Le film est passionnant à plus d’un titre. Tout d’abord, il donne à voir le tableau baroque et néanmoins accablant d’une société aristocratique sur le déclin comme nous pouvons en voir chez Visconti. Ensuite, il fait le portrait subtil et contrasté d’un parvenu – assez proche de certains personnages balzaciens – dont la réussite n’est qu’apparence et insatisfaction. Enfin et surtout, il témoigne de toute l’étendue des talents d’un réalisateur qui est peintre tout autant que cinéaste et scénariste.

Le style de Has est fait principalement de lents travellings latéraux qui entretiennent une forme de mystère et plongent le spectateur dans un monde se tenant à mi-chemin de la rêverie et du cauchemar. La Poupée est un va-et-vient entre deux réalités ou les deux faces d’une même réalité : le faste des salons et la misère des bas-fonds, la dureté des rapports de classes et la trompeuse illusion des sentiments.

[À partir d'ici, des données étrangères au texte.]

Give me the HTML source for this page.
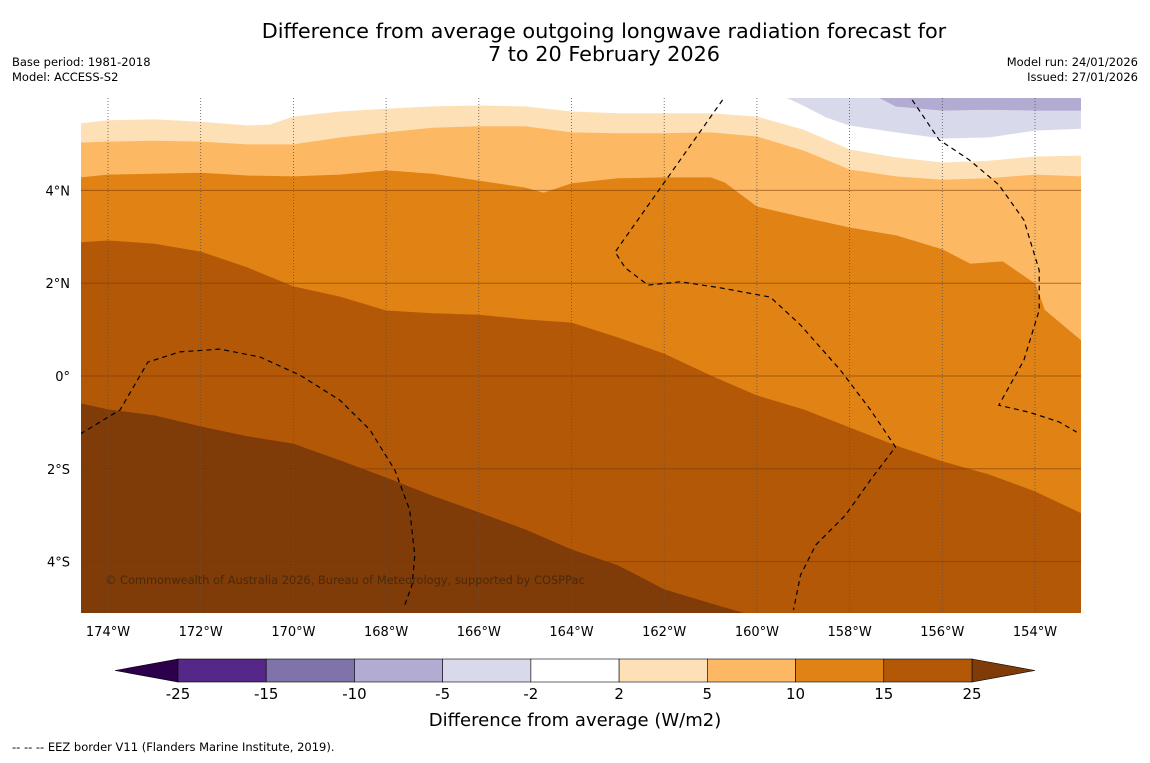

L’alternance ou le mélange des genres réaliste et romantique maintient le film dans une tension permanente (entretenue également par la musique étrangement inquiétante de Kilar) qui ne peut trouver sa résolution que dans le drame. Ainsi le désir de conquête s’accompagne-t-il d’humiliations jusqu’à la plus grande d’entre elles, dont il n’est possible de sortir que par la mort ou la fuite. Le dénouement du film est amer, et le spectateur peut y voir une morale ou simplement une leçon de vie.